Zepp fordert ein von der Politik, der Industrie und den Krankenkassen verlässlich getragenes, nationales Studien-Netzwerk, um die Arzneimittelsicherheit für Kinder und Jugendliche in Deutschland und Europa dauerhaft und langfristig zu verbessern. "Ein solches Netzwerk sollte 18 bis 24 klinische Studienzentren umfassen, da sonst für viele Fragestellungen die Fallzahl in Studien nicht erreicht werden kann, um für Kinder repräsentative Daten zu erheben", so Zepp. Den finanziellen Aufwand für ein solches Netzwerk beziffert der DGKJ-Präsident auf 4 Millionen Euro pro Jahr. "Das entspricht einem Betrag von 30 Cent pro Jahr und Kind."

Andere europäische Länder, wie Frankreich, Großbritannien oder die Niederlande seien hier bereits besser aufgestellt. In Großbritannien beispielsweise werde eine vergleichbare Infrastruktur mit 5 Millionen Euro jährlich gefördert.

"Deutschland sollte besser vorbereitet sein, damit qualitativ hochwertige Arzneimittelstudien an Kindern und Jugendlichen auch hierzulande durchgeführt werden können und der Standort Deutschland für Investoren attraktiv bleibt", mahnt Zepp.
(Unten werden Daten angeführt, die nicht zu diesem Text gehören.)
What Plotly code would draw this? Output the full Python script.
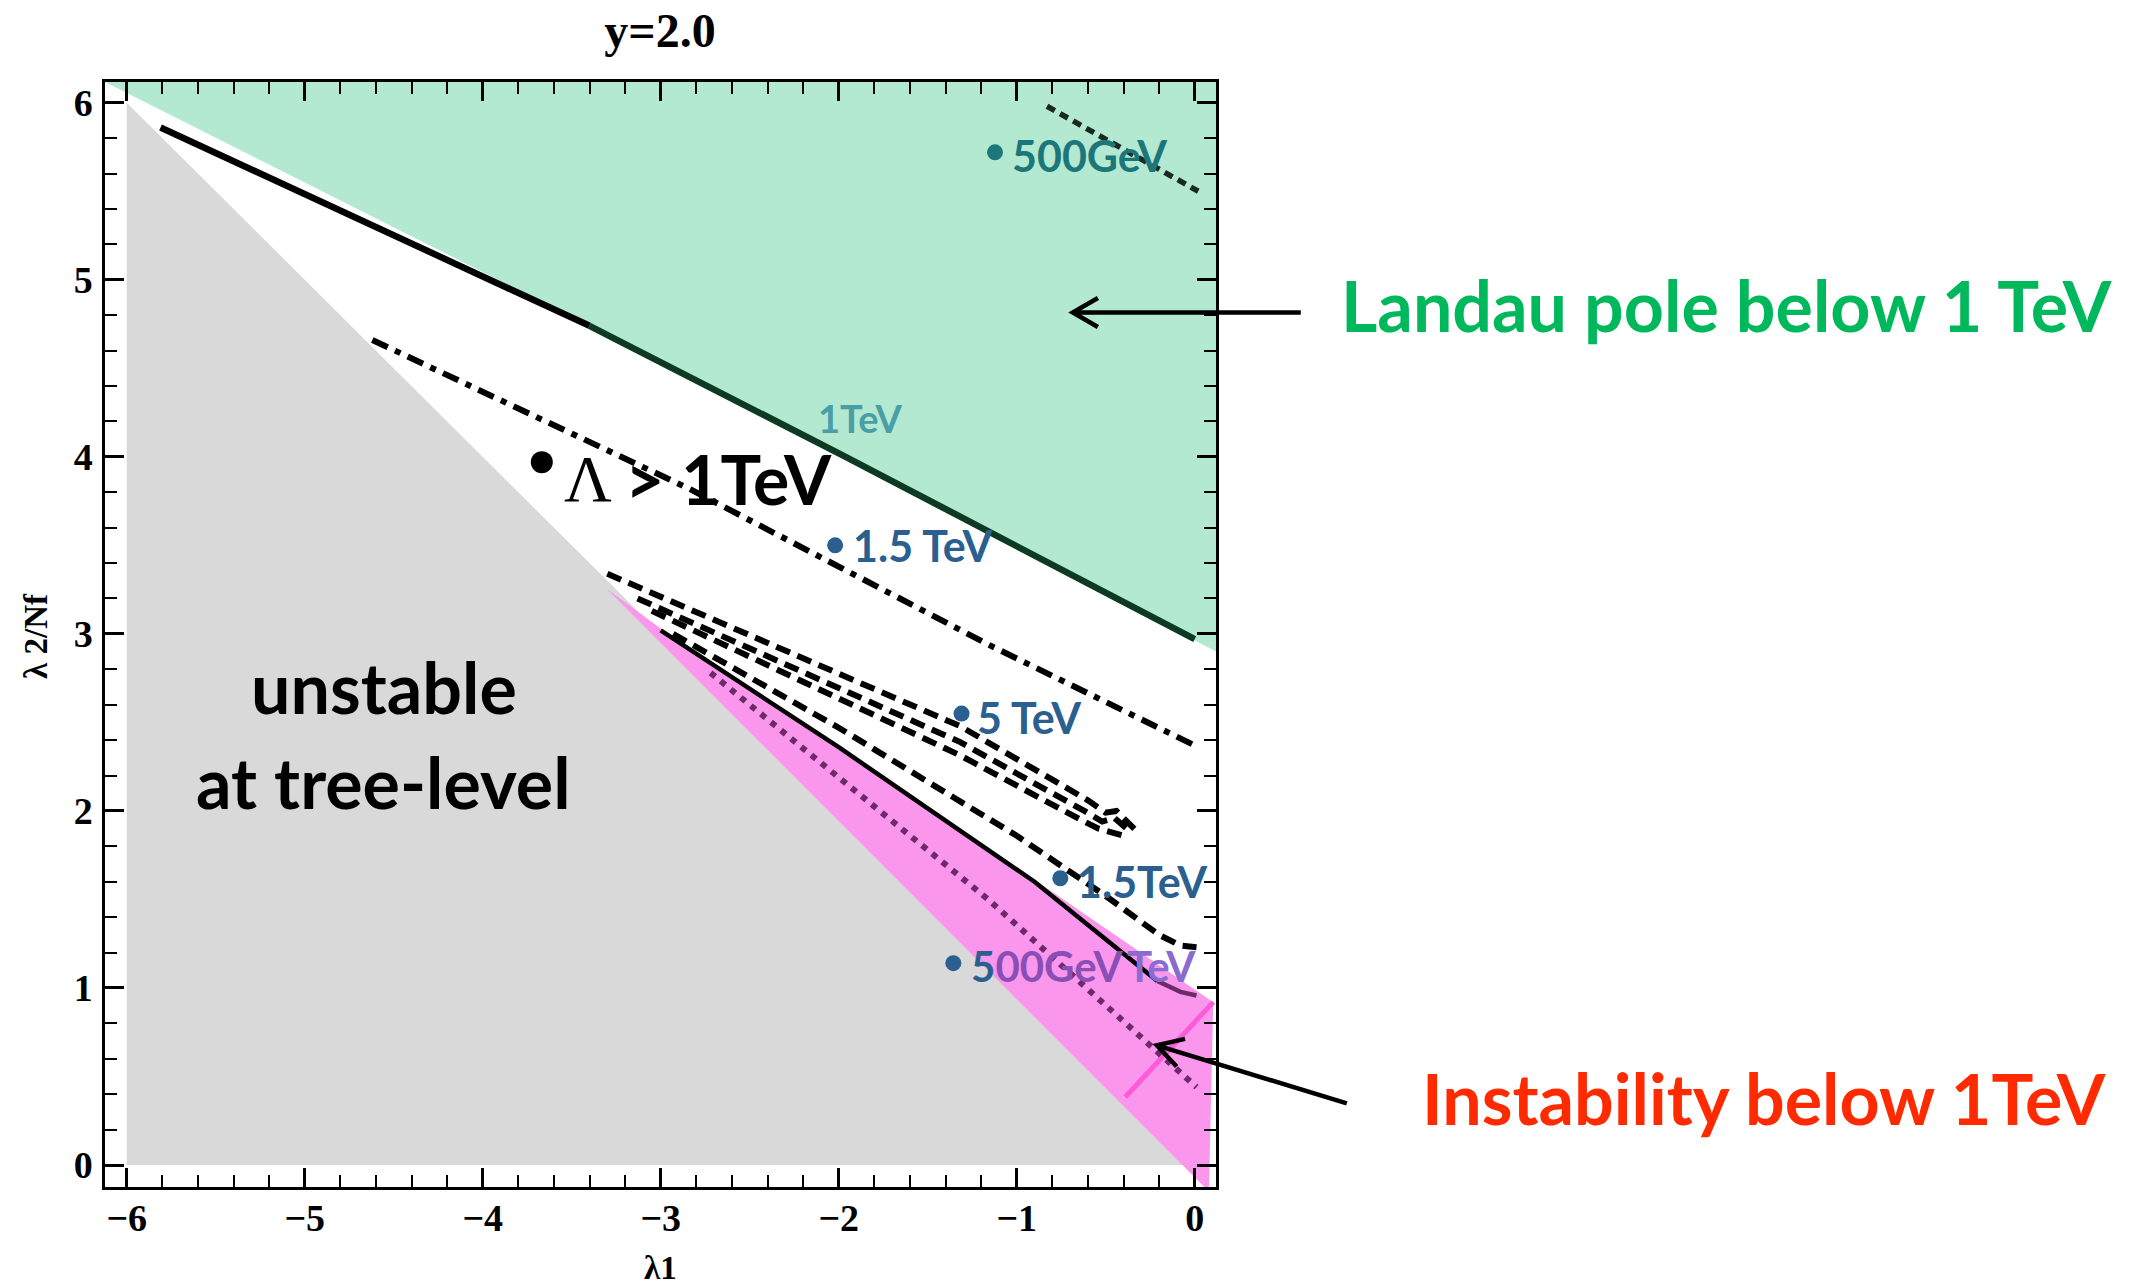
import math
import plotly.graph_objects as go

# ---------------- data (λ1, λ2/Nf) ----------------
# regions
tree_x = [-6.0, -6.0, 0.0]
tree_y = [0.0, 6.0, 0.0]
landau_x = [-6.122, -3.4, -1.98, 0.0, 0.12, 0.12, -6.122]
landau_y = [6.117, 4.74, 4.01, 2.96, 2.90, 6.117, 6.117]
instab_x = [-3.305, -3.0, -2.0, -0.9, 0.104, 0.08, -3.305]
instab_y = [3.257, 3.03, 2.37, 1.61, 0.92, -0.15, 3.257]
cut_x = [-0.39, 0.104]
cut_y = [0.384, 0.92]

# contour lines
tev1_x = [-5.81, -4.6, -3.4, -1.98, 0.0]
tev1_y = [5.86, 5.30, 4.74, 4.01, 2.97]
gev500_top_x = [-0.83, 0.02]
gev500_top_y = [5.98, 5.50]
tev15_x = [-4.62, -2.84, -1.16, 0.0]
tev15_y = [4.66, 3.82, 2.94, 2.37]
tev5a_x = [-3.30, -1.32, -0.60, -0.50, -0.44, -0.33]
tev5a_y = [3.34, 2.48, 2.06, 1.99, 2.00, 1.89]
tev5b_x = [-3.13, -1.32, -0.62, -0.52, -0.45, -0.36]
tev5b_y = [3.20, 2.39, 2.00, 1.94, 1.96, 1.88]
tev5c_x = [-3.05, -1.32, -0.64, -0.54, -0.40]
tev5c_y = [3.13, 2.315, 1.95, 1.90, 1.86]
tev15low_x = [-2.93, -2.0, -1.0, -0.5, -0.2, -0.08, 0.01]
tev15low_y = [3.00, 2.47, 1.86, 1.52, 1.30, 1.24, 1.23]
stab1_x = [-3.0, -2.0, -0.9, -0.21, -0.08, 0.01]
stab1_y = [3.02, 2.36, 1.60, 1.04, 0.978, 0.958]
gev500_low_x = [-2.72, -1.16, 0.01]
gev500_low_y = [2.78, 1.50, 0.44]

# label dots
dot_x = [-1.122, -3.668, -2.02, -1.31, -0.755, -1.356]
dot_y = [5.72, 3.97, 3.50, 2.55, 1.62, 1.14]
dot_size = [16, 22, 16, 16, 16, 16]
dot_color = ["#1c767a", "#000000", "#2a5f8f", "#2a5f8f", "#2a5f8f", "#2a5f8f"]

x_ticks = [-6, -5, -4, -3, -2, -1, 0]
y_ticks = [0, 1, 2, 3, 4, 5, 6]

XR = [-6.122, 0.1196]
YR = [-0.124, 6.117]
W_PX, H_PX = 2148, 1286
ML, MR, MT, MB = 105, 932, 82, 99
PW = W_PX - ML - MR
PH = H_PX - MT - MB

GREEN = "#b3e9d1"
GRAY = "#d9d9d9"
PINK = "#fa97ec"
PURPLE = "#6e2a68"

fig = go.Figure()

def fill(xs, ys, color):
    fig.add_trace(go.Scatter(x=xs, y=ys, fill="toself", fillcolor=color,
                             mode="lines", line=dict(width=0), hoverinfo="skip",
                             showlegend=False))

def line(xs, ys, color="black", width=6, dash="solid"):
    fig.add_trace(go.Scatter(x=xs, y=ys, mode="lines",
                             line=dict(color=color, width=width, dash=dash),
                             hoverinfo="skip", showlegend=False))

fill(tree_x, tree_y, GRAY)
fill(landau_x, landau_y, GREEN)
fill(instab_x, instab_y, PINK)
line(cut_x, cut_y, "#ff5ad8", 5)

# 1 TeV Landau contour: black left part, dark green along the green boundary
k = tev1_x.index(-3.4)
line(tev1_x[:k + 1], tev1_y[:k + 1], "black", 6.5)
line(tev1_x[k:], tev1_y[k:], "#0c3a22", 6.5)
line(gev500_top_x, gev500_top_y, "#1a2a22", 5.5, "9px,6px")
line(tev15_x, tev15_y, "black", 6, "17px,8px,6px,8px")
for xs, ys in [(tev5a_x, tev5a_y), (tev5b_x, tev5b_y), (tev5c_x, tev5c_y)]:
    line(xs, ys, "black", 6, "15px,8px")
line(tev15low_x, tev15low_y, "black", 6, "15px,8px")
m = 3
line(stab1_x[:m + 1], stab1_y[:m + 1], "black", 4.5)
line(stab1_x[m:], stab1_y[m:], PURPLE, 4.5)
line(gev500_low_x, gev500_low_y, PURPLE, 6, "6px,7px")

fig.add_trace(go.Scatter(x=dot_x, y=dot_y, mode="markers", cliponaxis=False, opacity=1,
                         marker=dict(size=dot_size, color=dot_color, opacity=1,
                                     line=dict(width=0)),
                         hoverinfo="skip", showlegend=False))

SANS = "Lato"
SERIF = "Liberation Serif"

def label(x, y, text, color, size=42, family=SANS, weight="bold", xanchor="left",
          ref="x", angle=0):
    fig.add_annotation(x=x, y=y, xref="x" if ref == "x" else "paper",
                       yref="y" if ref == "x" else "paper",
                       text=text, showarrow=False, xanchor=xanchor, yanchor="middle",
                       textangle=angle,
                       font=dict(family=family, size=size, color=color, weight=weight))

label(-1.04, 5.70, "500GeV", "#1c767a", 43)
label(-1.875, 4.22, "1TeV", "#4a9ea6", 38, xanchor="center")
label(-3.411, 3.875, "Λ", "black", 66, family=SERIF, weight="normal", xanchor="center")
label(-3.212, 3.875, "&gt; 1TeV", "black", 68)
label(-1.932, 3.50, "1.5 TeV", "#2a5f8f", 43)
label(-1.232, 2.53, "5 TeV", "#2a5f8f", 43)
label(-0.67, 1.60, "1.5TeV", "#2a5f8f", 43)
label(-1.27, 1.125, "5<span style='color:#8a4fb6'>00GeV</span>", "#2a5f8f", 42)
label(-0.39, 1.125, "TeV", "#8a6cd0", 42)
label(-4.557, 2.70, "unstable", "black", 70, xanchor="center")
label(-4.557, 2.165, "at tree-level", "black", 70, xanchor="center")

# outside texts (paper coords)
def px2paper(px, py):
    return ((px - ML) / PW, (MT + PH - py) / PH)

lx, ly = px2paper(1726, 305)
label(lx, ly, "Landau pole below 1 TeV", "#00b85c", 70, xanchor="center", ref="paper")
ix, iy = px2paper(1764, 1098)
label(ix, iy, "Instability below 1TeV", "#ff2a00", 70, xanchor="center", ref="paper")

# axis titles
tx, ty = px2paper(660, 1268)
label(tx, ty, "λ1", "black", 33, family=SERIF, xanchor="center", ref="paper")
yx, yy = px2paper(36, 636)
label(yx, yy, "λ 2/Nf", "black", 33, family=SERIF, xanchor="center", ref="paper", angle=-90)

# arrows (head in data coords, tail as pixel offset), drawn as paper paths
def d2paper(x, y):
    return ((x - XR[0]) / (XR[1] - XR[0]), (y - YR[0]) / (YR[1] - YR[0]))

def arrow(hx, hy, tdx, tdy, arm=29, ang=30):
    px, py = d2paper(hx, hy)
    tx_, ty_ = px + tdx / PW, py - tdy / PH
    L = math.hypot(tdx, tdy)
    ux, uy = tdx / L, tdy / L
    pts = []
    for s in (1, -1):
        a = math.radians(ang * s)
        rx = ux * math.cos(a) - uy * math.sin(a)
        ry = ux * math.sin(a) + uy * math.cos(a)
        pts.append((px + arm * rx / PW, py - arm * ry / PH))
    path = (f"M {tx_},{ty_} L {px},{py} M {pts[0][0]},{pts[0][1]} L {px},{py} "
            f"L {pts[1][0]},{pts[1][1]}")
    fig.add_shape(type="path", path=path, xref="paper", yref="paper",
                  line=dict(color="black", width=4.5))

arrow(-0.685, 4.815, 228, 0)
arrow(-0.213, 0.676, 190, 58)

axis_common = dict(
    showline=True, linecolor="black", linewidth=2.5, mirror="ticks",
    ticks="inside", ticklen=19, tickwidth=2.5, tickcolor="black",
    showgrid=False, zeroline=False,
    tickfont=dict(family=SERIF, size=38, color="black", weight="bold"),
    minor=dict(ticks="inside", ticklen=12, tickwidth=2, tickcolor="black", dtick=0.2,
               showgrid=False),
)

fig.update_layout(
    width=W_PX, height=H_PX,
    margin=dict(l=ML, r=MR, t=MT, b=MB, autoexpand=False),
    paper_bgcolor="white", plot_bgcolor="white",
    title=dict(text="y=2.0", x=660 / W_PX, xanchor="center", y=1 - 30 / H_PX,
               yanchor="middle", xref="container", yref="container",
               font=dict(family=SERIF, size=48, color="black", weight="bold")),
    xaxis=dict(range=XR, tickvals=x_ticks, ticklabelstandoff=-4, **axis_common),
    yaxis=dict(range=YR, tickvals=y_ticks, ticklabelstandoff=2, **axis_common),
)

fig.write_html("out.html",
               config={"displayModeBar": False},
               post_script="document.body.style.margin='0px';"
                           "document.body.style.overflow='hidden';")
Vorbild für das Studiennetzwerk könnte das 2002 gegründete und 6 Universitätsstandorte umfassende PAED-Net sein, das nach Aussage von Zepp seit 2008 allerdings keine Fördergelder vom Bundesforschungsministerium mehr erhält.

Von einer professionellen Infrastruktur aus Forschung, Kinderkliniken und niedergelassenen Pädiatern erhoffen sich die Kinder- und Jugendmediziner auch, Arzneimittelprüfungen für Kinder aller Altersklassen flächendeckend umsetzen zu können. Denn Säuglinge und Kleinkinder werden aus Sicht der DGKJ derzeit noch nicht ausreichend bei der Arzneimittelentwicklung berücksichtigt.

Prof. Wolfgang Rascher von der DGKJ appelliert in diesem Zusammenhang an die Eltern, ihre Kinder auch an einer Studie teilnehmen zu lassen, um ausreichend Daten für die Sicherheit und Wirksamkeit von Arzneimitteln zu erhalten.